'Between Two Ferns: The Movie' film review: Absurd web short makes the leap to feature film
Zach Galifianakis antagonizing A-list celebrities for a surreal talk show/internet short is itself ridiculous. The next-level of ludicrous is to draw that concept out to a feature-length film: behold "Between Two Ferns: The Movie" (streaming on Netflix starting Sept. 20).
In short: Small-town, cable access TV show host Zach Galifianakis goes on the road to do celebrity interviews to achieve his life long dream: hosting a talk show. Lauren Lapkus, Ryan Gaul, Jiavani Linayao, Will Ferrell and a ton of celebrities also star.
Of course "Two Ferns" is at its best during the superb cringe-fest interviews. The "plot" is a relatively thin excuse to string together what makes "Between Two Ferns" rule: watching an odd caricature of Galifianakis making Hollywood's elite uncomfortable. The simplicity of the narrative structure - Galifianakis and crew driving across the country to interview/mock celebrities - and the movie's brisk 82-minute runtime makes the meager premise palatable. Writer, director and "Fern" co-creator Scott Aukerman knows the interviews are the reason why anyone would bother watching a "Ferns" movie - this awareness helps keep the film moving along at a nice clip from interview to interview.

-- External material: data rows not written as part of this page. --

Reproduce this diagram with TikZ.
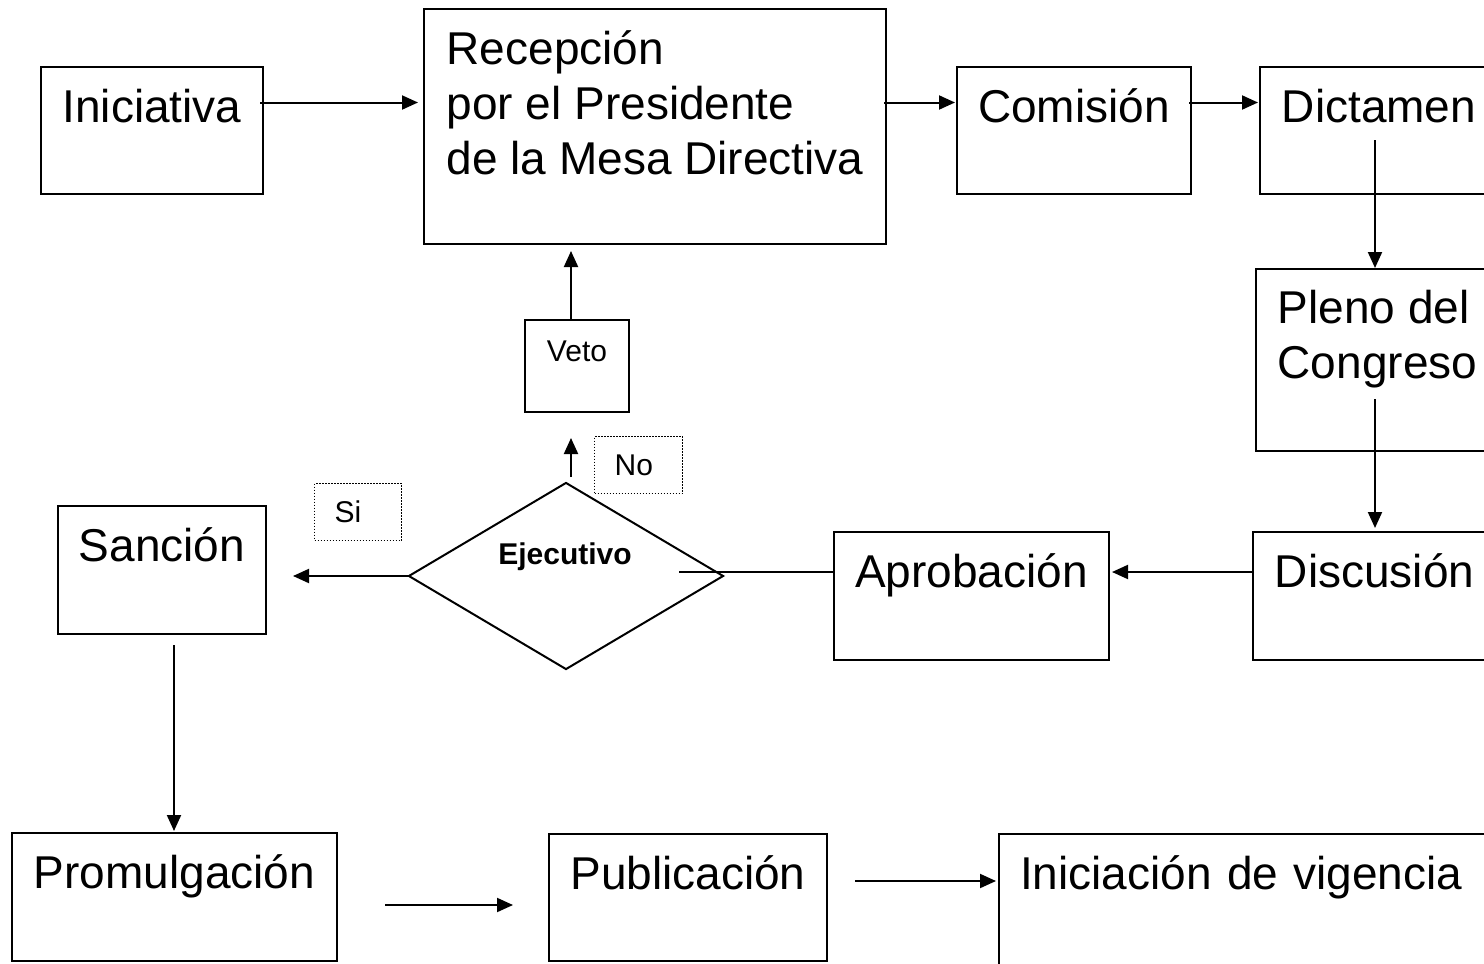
\documentclass[tikz,border=0pt]{standalone}
\usepackage{fontspec}
\setmainfont{Liberation Sans}
\usepackage{tikz}
\usetikzlibrary{arrows.meta, shapes.geometric}

\newcommand{\bigtxt}{\fontsize{46pt}{55pt}\selectfont}
\newcommand{\smalltxt}{\fontsize{30pt}{36pt}\selectfont}

\begin{document}
\begin{tikzpicture}[
        x=1pt, y=-1pt,
        box/.style={draw, line width=2pt, anchor=north west, inner sep=0pt, font=\bigtxt, text height=55pt},
        smallbox/.style={draw, line width=2pt, anchor=north west, inner sep=0pt, font=\smalltxt},
        tag/.style={draw, line width=1.2pt, dash pattern=on 1.5pt off 1.5pt, anchor=north west,
            inner ysep=0pt, inner xsep=20pt, align=left, font=\smalltxt, text height=39pt, text depth=18pt},
        decision/.style={draw, diamond, line width=2pt, inner sep=0pt, minimum width=315pt, minimum height=187pt},
        arr/.style={line width=2pt, -{Triangle[length=16pt, width=14pt]}},
        link/.style={line width=2pt}
    ]
        \useasboundingbox (0,0) rectangle (1484,964);
        \clip (0,0) rectangle (1484,964);

        % Top row
        \node[box, minimum width=222pt, minimum height=127pt, text depth=72pt] (ini) at (40,66) {Iniciativa};
        \node[box, align=left, minimum width=462pt, minimum height=235pt, text height=165pt, text depth=70pt] (rec) at (423,8)
            {Recepción\\por el Presidente\\de la Mesa Directiva};
        \node[box, minimum width=234pt, minimum height=127pt, text depth=72pt] (com) at (956,66) {Comisión};
        \node[box, minimum width=238pt, minimum height=127pt, text depth=72pt] (dic) at (1259,66) {Dictamen};

        % Right column
        \node[box, align=left, minimum width=243pt, minimum height=182pt, text height=109pt, text depth=73pt] (pleno) at (1255,268)
            {Pleno del\\Congreso};
        \node[box, minimum width=243pt, minimum height=128pt, text depth=73pt] (disc) at (1252,531) {Discusión};

        % Middle row
        \node[box, minimum width=275pt, minimum height=128pt, text depth=73pt] (apro) at (833,531) {Aprobación};
        \node[decision] (ejec) at (566,576) {};
        \node[font=\smalltxt\bfseries, anchor=base] (ejeclbl) at (565,564) {Ejecutivo};
        \node[smallbox, minimum width=104pt, minimum height=92pt, text height=41pt, text depth=51pt] (veto) at (524,319) {Veto};
        \node[tag, text width=48pt] (no) at (594,436) {No};
        \node[tag, text width=47pt] (si) at (314,483) {Si};
        \node[box, minimum width=208pt, minimum height=128pt, text depth=73pt] (san) at (57,505) {Sanción};

        % Bottom row
        \node[box, minimum width=325pt, minimum height=128pt, text depth=73pt] (prom) at (11,832) {Promulgación};
        \node[box, minimum width=278pt, minimum height=127pt, text depth=72pt] (pub) at (548,833) {Publicación};
        \node[box, align=left, inner xsep=21pt, text width=450pt, minimum height=140pt, text depth=85pt] (inic) at (998,833)
            {Iniciación de vigencia};

        % Free ends of the connectors
        \coordinate (rowtop) at (0,102.5);
        \coordinate (rowmid) at (0,572);
        \coordinate (dicout) at (1375,140);
        \coordinate (plenoout) at (1375,399);
        \coordinate (ejecin) at (679,572);
        \coordinate (ejecup) at (571,477);
        \coordinate (sanout) at (174,645);
        \coordinate (promout) at (385,905);
        \coordinate (pubin) at (513,905);
        \coordinate (pubout) at (855,881);

        % Connectors
        \draw[arr, shorten <=-4pt, shorten >=5pt] (ini.east |- rowtop) -- (rec.west |- rowtop);
        \draw[arr, shorten <=-3pt, shorten >=1pt] (rec.east |- rowtop) -- (com.west |- rowtop);
        \draw[arr, shorten <=-3pt, shorten >=1pt] (com.east |- rowtop) -- (dic.west |- rowtop);
        \draw[arr] (dicout) -- (dicout |- pleno.north);
        \draw[arr, shorten >=3pt] (plenoout) -- (plenoout |- disc.north);
        \draw[arr, shorten <=-2pt, shorten >=2pt] (disc.west |- rowmid) -- (apro.east |- rowmid);
        \draw[link] (apro.west |- rowmid) -- (ejecin);
        \draw[arr, shorten >=26pt] (ejec.west) -- (san.east |- ejec.west);
        \draw[arr, shorten >=25pt] (ejecup) -- (ejecup |- veto.south);
        \draw[arr, shorten >=6pt] (veto.north -| ejecup) -- (rec.south -| ejecup);
        \draw[arr, shorten >=1pt] (sanout) -- (sanout |- prom.north);
        \draw[arr] (promout) -- (pubin);
        \draw[arr, shorten >=2pt] (pubout) -- (pubout -| inic.west);
\end{tikzpicture}
\end{document}
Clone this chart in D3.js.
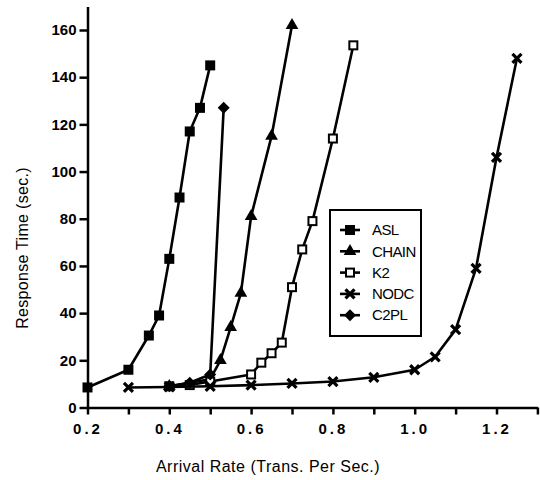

The Galifianakis from the Funny or Die series is a repellent and insensitive troll prodding celebs in their most vulnerable spots. That warped character, while absolutely hilarious in a 5-minute web short, could not fill out a movie. Thankfully the movie takes some of the edge off the weird host by rationalizing his aggressively mean and personal questions are driven by a hope and a dream: that someday his oft-ridiculed web series will one day lead to late night TV stardom. He's a somewhat endearing character chasing a dream - even if most of his choices are misguided and ridiculous.
But in making "Z.G." something approximating likable or at least empathetic, the movie runs into the problem of a protagonist with two modes: a desperate, foolish oddball and a host apparently trying to offend his guest. In creating the two personas, the movie does little to reconcile the gap between them or why the host seems so intent on decimating his guests.
Final verdict: The very longest episode of "Between Two Ferns" is six minutes of crystallized cringe hilarity - so a feature-length version simply shouldn't work. And it almost doesn't -- except the brains behind the series plays to the strengths of "Two Ferns": watching Galifianakis make A-listers squirm.
Score: 3/5
"Between Two Ferns: The Movie" streams on Netflix starting Sept. 20. This comedy has a running time of 82 minutes and is rated TV-14.